GIVEN TASK: Every line from the first one to the line containing "v in y_ticks]" should be echoed exactly; leave out the rest.

---------- INFORMATION SUPPLIED ----------

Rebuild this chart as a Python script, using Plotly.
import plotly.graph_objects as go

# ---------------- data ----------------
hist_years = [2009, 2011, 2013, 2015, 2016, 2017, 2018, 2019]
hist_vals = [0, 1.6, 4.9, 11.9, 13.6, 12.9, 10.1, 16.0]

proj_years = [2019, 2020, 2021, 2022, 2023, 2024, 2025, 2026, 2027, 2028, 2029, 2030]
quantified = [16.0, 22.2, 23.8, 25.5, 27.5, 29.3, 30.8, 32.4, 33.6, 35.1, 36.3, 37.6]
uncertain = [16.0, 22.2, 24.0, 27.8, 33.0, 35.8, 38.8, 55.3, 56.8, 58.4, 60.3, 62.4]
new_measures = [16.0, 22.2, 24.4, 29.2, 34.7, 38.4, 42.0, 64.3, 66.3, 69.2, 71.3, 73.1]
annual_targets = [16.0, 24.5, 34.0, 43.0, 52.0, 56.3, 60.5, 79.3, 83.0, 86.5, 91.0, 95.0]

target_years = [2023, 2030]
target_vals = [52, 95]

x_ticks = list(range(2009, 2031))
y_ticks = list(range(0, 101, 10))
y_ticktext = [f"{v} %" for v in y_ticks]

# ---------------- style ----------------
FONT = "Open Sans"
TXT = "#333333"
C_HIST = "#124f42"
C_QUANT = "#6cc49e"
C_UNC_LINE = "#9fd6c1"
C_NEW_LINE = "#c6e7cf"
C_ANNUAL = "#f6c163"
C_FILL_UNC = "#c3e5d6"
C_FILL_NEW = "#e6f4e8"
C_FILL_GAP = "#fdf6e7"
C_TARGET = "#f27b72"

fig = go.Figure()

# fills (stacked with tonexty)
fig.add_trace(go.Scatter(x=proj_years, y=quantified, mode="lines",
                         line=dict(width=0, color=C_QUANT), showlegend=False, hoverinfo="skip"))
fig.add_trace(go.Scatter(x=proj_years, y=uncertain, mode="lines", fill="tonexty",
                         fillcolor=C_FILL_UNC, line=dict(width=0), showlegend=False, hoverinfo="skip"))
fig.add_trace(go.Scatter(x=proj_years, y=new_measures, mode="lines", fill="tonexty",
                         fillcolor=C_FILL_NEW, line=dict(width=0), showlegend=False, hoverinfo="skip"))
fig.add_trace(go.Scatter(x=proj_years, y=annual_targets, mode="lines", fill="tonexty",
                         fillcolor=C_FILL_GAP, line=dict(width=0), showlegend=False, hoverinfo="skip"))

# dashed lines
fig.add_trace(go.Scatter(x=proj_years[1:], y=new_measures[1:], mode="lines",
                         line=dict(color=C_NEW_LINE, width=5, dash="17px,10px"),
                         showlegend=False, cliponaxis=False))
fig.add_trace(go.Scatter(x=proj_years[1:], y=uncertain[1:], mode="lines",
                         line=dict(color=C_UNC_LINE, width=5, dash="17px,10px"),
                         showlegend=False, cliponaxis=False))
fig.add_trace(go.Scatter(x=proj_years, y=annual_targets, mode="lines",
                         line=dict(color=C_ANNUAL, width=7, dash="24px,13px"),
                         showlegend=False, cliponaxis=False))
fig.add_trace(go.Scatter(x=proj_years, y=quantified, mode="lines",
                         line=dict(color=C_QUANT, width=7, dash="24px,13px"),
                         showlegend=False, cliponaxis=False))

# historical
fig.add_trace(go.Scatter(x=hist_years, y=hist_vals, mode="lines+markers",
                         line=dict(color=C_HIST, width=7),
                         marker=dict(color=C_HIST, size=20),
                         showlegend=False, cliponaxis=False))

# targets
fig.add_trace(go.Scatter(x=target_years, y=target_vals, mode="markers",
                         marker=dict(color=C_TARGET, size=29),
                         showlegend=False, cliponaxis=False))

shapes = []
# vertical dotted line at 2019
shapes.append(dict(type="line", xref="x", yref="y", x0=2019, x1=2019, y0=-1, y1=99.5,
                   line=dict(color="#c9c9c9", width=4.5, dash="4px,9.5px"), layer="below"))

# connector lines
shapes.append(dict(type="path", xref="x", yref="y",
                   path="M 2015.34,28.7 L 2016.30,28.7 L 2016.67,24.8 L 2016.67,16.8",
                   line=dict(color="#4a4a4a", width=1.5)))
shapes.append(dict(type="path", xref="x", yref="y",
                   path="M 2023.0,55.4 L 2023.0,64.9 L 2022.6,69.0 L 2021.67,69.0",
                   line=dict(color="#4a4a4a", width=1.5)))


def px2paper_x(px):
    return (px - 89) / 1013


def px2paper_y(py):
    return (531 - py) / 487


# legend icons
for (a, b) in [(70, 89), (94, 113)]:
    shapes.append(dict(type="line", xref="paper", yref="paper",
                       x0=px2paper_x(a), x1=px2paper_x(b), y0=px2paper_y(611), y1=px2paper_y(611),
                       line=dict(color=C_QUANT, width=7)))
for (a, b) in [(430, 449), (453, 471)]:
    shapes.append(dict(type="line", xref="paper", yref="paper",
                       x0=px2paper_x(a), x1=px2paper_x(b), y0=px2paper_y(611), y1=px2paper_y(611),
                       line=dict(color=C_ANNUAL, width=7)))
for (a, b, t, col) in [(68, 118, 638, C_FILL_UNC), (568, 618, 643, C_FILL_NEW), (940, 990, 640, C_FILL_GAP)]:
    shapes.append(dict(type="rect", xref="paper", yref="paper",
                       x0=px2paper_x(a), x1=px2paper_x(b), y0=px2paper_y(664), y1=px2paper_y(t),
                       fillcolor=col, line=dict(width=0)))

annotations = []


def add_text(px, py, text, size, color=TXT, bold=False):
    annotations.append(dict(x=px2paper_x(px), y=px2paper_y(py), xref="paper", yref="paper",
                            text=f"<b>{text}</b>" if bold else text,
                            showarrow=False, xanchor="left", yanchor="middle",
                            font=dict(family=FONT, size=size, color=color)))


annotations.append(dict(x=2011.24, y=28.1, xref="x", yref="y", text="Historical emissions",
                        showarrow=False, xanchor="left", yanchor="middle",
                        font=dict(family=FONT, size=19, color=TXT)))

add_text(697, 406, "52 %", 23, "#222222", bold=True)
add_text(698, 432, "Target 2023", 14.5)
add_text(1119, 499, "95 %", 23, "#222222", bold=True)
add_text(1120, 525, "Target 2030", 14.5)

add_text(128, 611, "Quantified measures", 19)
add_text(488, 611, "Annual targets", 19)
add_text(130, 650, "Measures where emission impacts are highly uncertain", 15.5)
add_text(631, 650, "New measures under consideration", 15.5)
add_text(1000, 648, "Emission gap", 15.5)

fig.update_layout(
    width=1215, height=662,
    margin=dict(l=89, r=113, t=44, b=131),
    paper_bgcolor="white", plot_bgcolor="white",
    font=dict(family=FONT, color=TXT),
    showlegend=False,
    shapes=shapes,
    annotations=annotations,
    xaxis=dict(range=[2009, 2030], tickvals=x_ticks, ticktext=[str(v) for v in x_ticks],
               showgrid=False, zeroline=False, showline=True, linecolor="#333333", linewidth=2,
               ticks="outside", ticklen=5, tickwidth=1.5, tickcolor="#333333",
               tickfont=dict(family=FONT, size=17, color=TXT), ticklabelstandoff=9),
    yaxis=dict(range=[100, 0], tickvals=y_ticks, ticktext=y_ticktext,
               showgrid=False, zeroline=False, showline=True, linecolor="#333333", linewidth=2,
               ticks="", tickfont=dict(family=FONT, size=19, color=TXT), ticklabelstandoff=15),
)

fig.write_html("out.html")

----------

RESULT OF THIS EXERCISE:
Rebuild this chart as a Python script, using Plotly.
import plotly.graph_objects as go

# ---------------- data ----------------
hist_years = [2009, 2011, 2013, 2015, 2016, 2017, 2018, 2019]
hist_vals = [0, 1.6, 4.9, 11.9, 13.6, 12.9, 10.1, 16.0]

proj_years = [2019, 2020, 2021, 2022, 2023, 2024, 2025, 2026, 2027, 2028, 2029, 2030]
quantified = [16.0, 22.2, 23.8, 25.5, 27.5, 29.3, 30.8, 32.4, 33.6, 35.1, 36.3, 37.6]
uncertain = [16.0, 22.2, 24.0, 27.8, 33.0, 35.8, 38.8, 55.3, 56.8, 58.4, 60.3, 62.4]
new_measures = [16.0, 22.2, 24.4, 29.2, 34.7, 38.4, 42.0, 64.3, 66.3, 69.2, 71.3, 73.1]
annual_targets = [16.0, 24.5, 34.0, 43.0, 52.0, 56.3, 60.5, 79.3, 83.0, 86.5, 91.0, 95.0]

target_years = [2023, 2030]
target_vals = [52, 95]

x_ticks = list(range(2009, 2031))
y_ticks = list(range(0, 101, 10))
y_ticktext = [f"{v} %" for v in y_ticks]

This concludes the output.